In exploring the latest advancements in natural catastrophe modelling and the impact of climate change, Nick Moody, Coordinator of the IDF Risk Modelling Steering Group, underscored the strides made in data collection. Through satellites and ground surface observations, data collection has intensified, leading to a higher volume of data points. Moreover, technological advancements like artificial intelligence and machine learning aid in interpreting this wealth of information. Moody emphasized how these developments mitigate uncertainty, fostering the creation of more accurate projections and trends. Furthermore, the adoption of open data standards enhances accessibility, while unified exposure standards facilitate more accurate vulnerability and loss assessments.

Jerry Skees, Founder and Executive Director of Global Parametrics, highlighted the industry's leverage of these advancements, particularly in expanding data collection globally. He emphasised how these developments are vital for making insurance-based solutions viable in developing economies. For instance, access to data from the European Centre for Medium-Range Weather Forecasts has been instrumental for companies like Global Parametrics. These advancements enable precise matching between exposure data and hazards, enhancing the accuracy of weather variable predictions. Skees also noted how this benefits supervisors in ensuring that premiums align with risks. Additionally, he discussed the importance of tailoring insurance solutions to the needs of vulnerable populations, advocating for business interruption insurance over property damage coverage.

In discussing the utilisation of NatCat data, Kara Voss, Climate Finance Specialist in the California Department of Insurance emphasised the significance of publicly available data, especially as private investors enter the market. Despite the abundance of data in California and the USA, challenges persist, particularly in accessing financial data related to natural catastrophes. Voss highlighted the California Department of Insurance’s focus on wildfires and collaborative efforts to collect data on vulnerability factors. She also noted the sector's learning from Emerging Markets and Developing Economies (EMDE) on index insurance. Erickson Balmes, Deputy Commissioner at the Insurance Commission of the Philippines, shared how the Insurance Commission is utilizing data through initiatives like the GeoRisk Philippines Initiative. This government-led initiative provides essential information on natural hazards and risk assessment, supporting the underwriting of non-life companies.

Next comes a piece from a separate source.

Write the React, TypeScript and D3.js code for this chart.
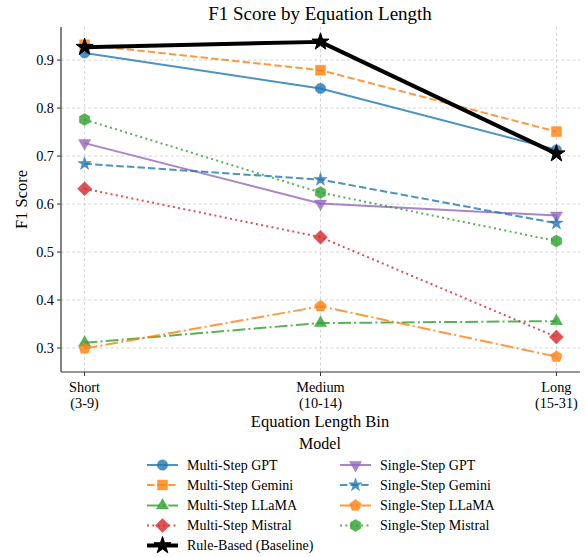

Addressing challenges faced by the industry, Nick Moody stressed the importance of understanding climate change's broader impact on the insurance sector, beyond property damage. He advocated for collaboration with sectors like development and humanitarian aid to support vulnerable communities. Jerry Skees highlighted the importance of leveraging available data and encouraged supervisors to engage in the topic, emphasising the ease of understanding risk due to data organization advancements.

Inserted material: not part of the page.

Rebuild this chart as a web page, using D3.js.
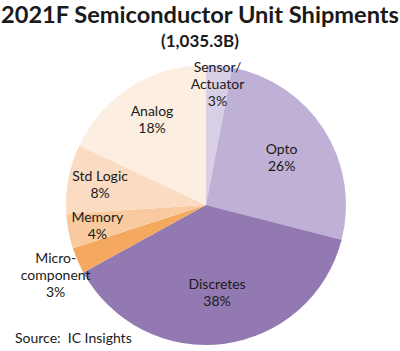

Regarding collaboration opportunities, Erickson Balmes cited the Philippine Catastrophe Insurance Facility (PCIF) as an example. This initiative establishes rates based on modelling and hazard maps, validated by various stakeholders. Kara Voss discussed the California Insurance Commission's efforts to address the lack of data on nature-based solutions through symposiums and the establishment of a Climate Risk Insurance Working Group. Pujan Dhungel, Director of Microinsurance at the Nepal Insurance Authority highlighted Nepal's collaboration between government stakeholders and the insurance industry to develop flood modelling, despite data challenges in the region.

To wrap up the Dialogue, the speakers stressed the importance of utilising global data and fostering collaboration between stakeholders to improve modelling and address the protection gap. Their insights underscored the collaborative nature of catastrophe risk modelling and the critical role of supervisors in facilitating market growth and innovation, and the latest developments in technology and data collection, particularly through satellite-collected data can be very beneficial for EMDE jurisdictions that might not have the resources to collect data globally. These advancements make creating models more accessible without compromising on accuracy.